In a few breaths' time I will speak some sad words to you. But you must hear them the same way we have agreed to see scars now. Sad words are just another beauty. A sad story means, this storyteller is alive. The next thing you know, something fine will happen to her, something marvelous, and then she will turn around and smile."

"Tea is the taste of my land: it is bitter and warm, strong, and sharp with memory. It tastes of longing. It tastes of the distance between where you are and where you come from. Also it vanishes--the taste of it vanishes from your tongue while your lips are still hot from the cup."

"I did not want to hurt her any more. I did not want to tell her what happened, but I had to now. I could not stop talking because now I had started my story, it wanted to be finished. We cannot choose where to start and stop. Our stories are the tellers of us."

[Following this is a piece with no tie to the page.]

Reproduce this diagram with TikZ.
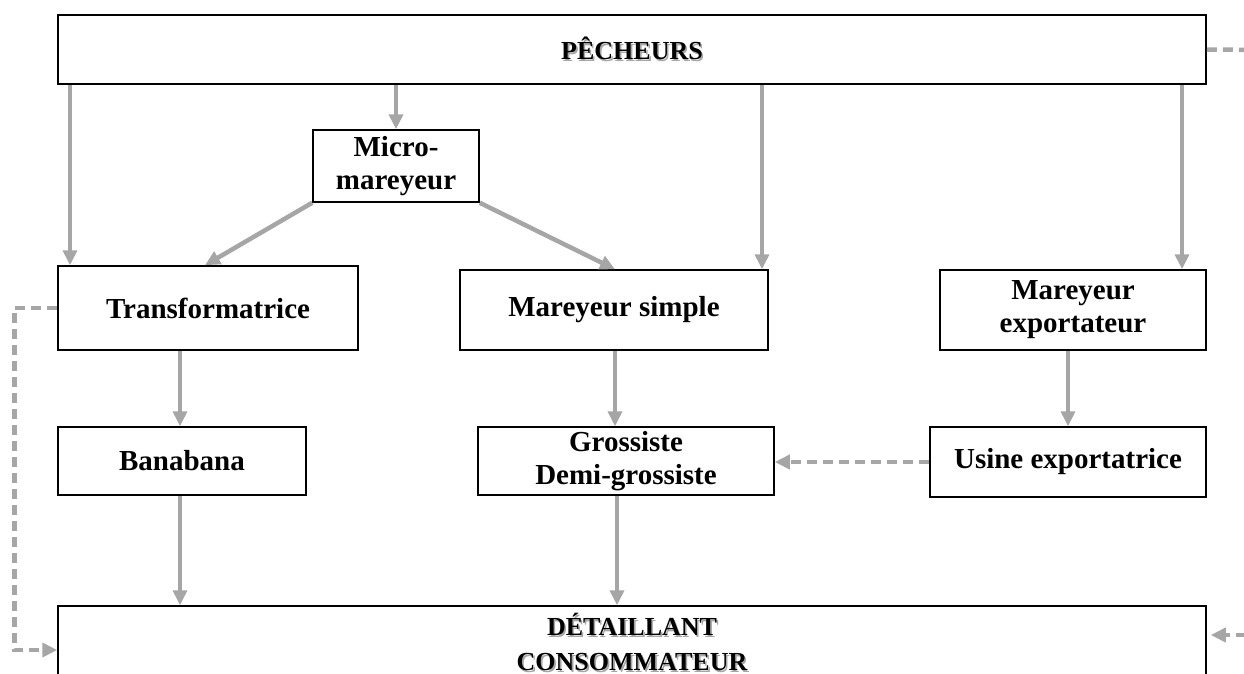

"Handing out in-flight meals in a plane crash. We escaped our own tragedies and into each other. Nothing serious. Nothing sentimental. Just a merciful interruption. A brief, blinking cursor before our old stories resumed.
But it was gorgeous. I gave myself completely. It happened easily, without any effort. It just happened; it wasn't an act. I felt agonies of tenderness. ...To really become myself, I had to go the whole way and fall. Again, I didn't have to make an effort. All I had to do was to permit myself to topple. This is quite safe, I told myself: the psyche is made to absorb the shock of such falls."

"Happiness isn't something one can pick up off the shelf, it's something one has to work at."

"Trust between adults is a hard-won thing, a fragile thing, so difficult to rebuild."

"We knew what we had: we had nothing. In our village our only Bible had all of its pages missing after the forty-sixth verse of the twenty-seventh chapter of Matthew, so that the end of our religion, as far as any of us knew, was My God, my god, why hast thou forsaken me? We understood that this was the end of the story.
That is how we lived, happily and without hope. I was very young then, and I did not miss having a future because I did not know that I was entitled to one."